What made her return? She puts it simply: “It was the sound.”
“There was something so raw about it. There was a soul that I wasn’t getting from the music that I was surrounded by, living in America… I would find myself listening to it in the car, in my house. And, obviously, but when I go out to clubs, or when I go out to wherever; I probably wasn’t intrigued then. And I found that I was bored. I just wanted to go home and listen to the latest Wande Coal song.”
And so she did.
“It’s so good to be African now. We are so proud of it and we’re shouting about it from the rooftop.”
But there’s still much work to be done in the industry, especially for women and young people.
“When I started, I didn’t come into it trying to be sexy, but I was labeled that. It was hard for a lot of people to accept because women shouldn’t have tattoos, women shouldn’t really wear revealing clothes, especially women who are married or a woman who is a mother,” Savage explains.
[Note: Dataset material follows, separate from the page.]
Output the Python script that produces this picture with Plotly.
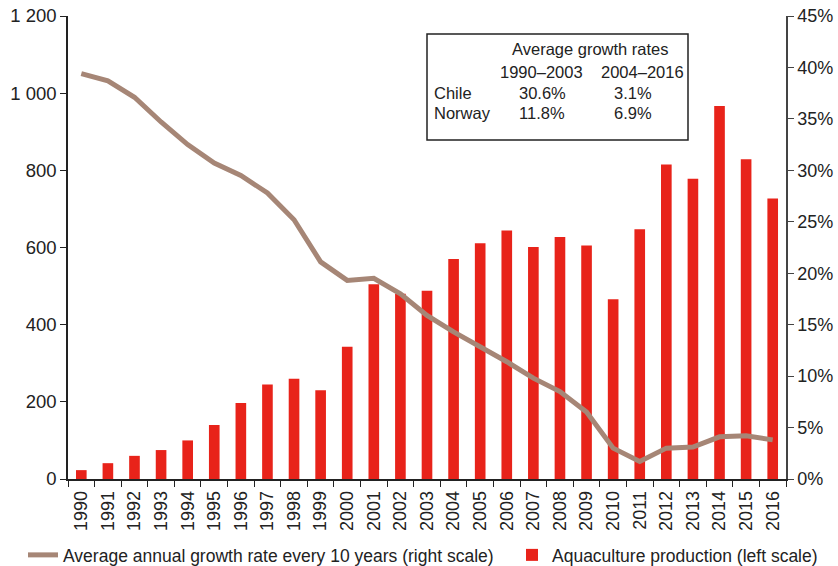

“So obviously there was so much backlash. And now, a lot of female artists too, who are coming in, who are sexier, or have tattoos, or are more controversial than me don’t even get 10% of [the backlash I got]. And that’s fine. But it was the journey that was hard to get the culture to understand and embrace that.
And sometimes, you know, that’s just your calling and you’re the scapegoat.”
In a story as old as time, the music industry still has work to do when it comes to equal opportunities for female artists.
Although Savage believes that transformation is only 10% better, the work that needs to happen is for female artists to be given the same sort of preferences as their male counterparts.
“We just want the same equal platform…,” says Savage. However, that said, Savage thinks the future of the African music industry at this point looks promising. This is a fitting sentiment even as the second part of Savage’s Water & Garri album is set to release in August.
“The future looks beautiful right now, it looks like you know when you just have a newborn baby, and it’s just like it could do no wrong,” she laughs. “I really don’t know what the future would hold. I can’t tell but I would only hope that African music will and should become a stable genre.”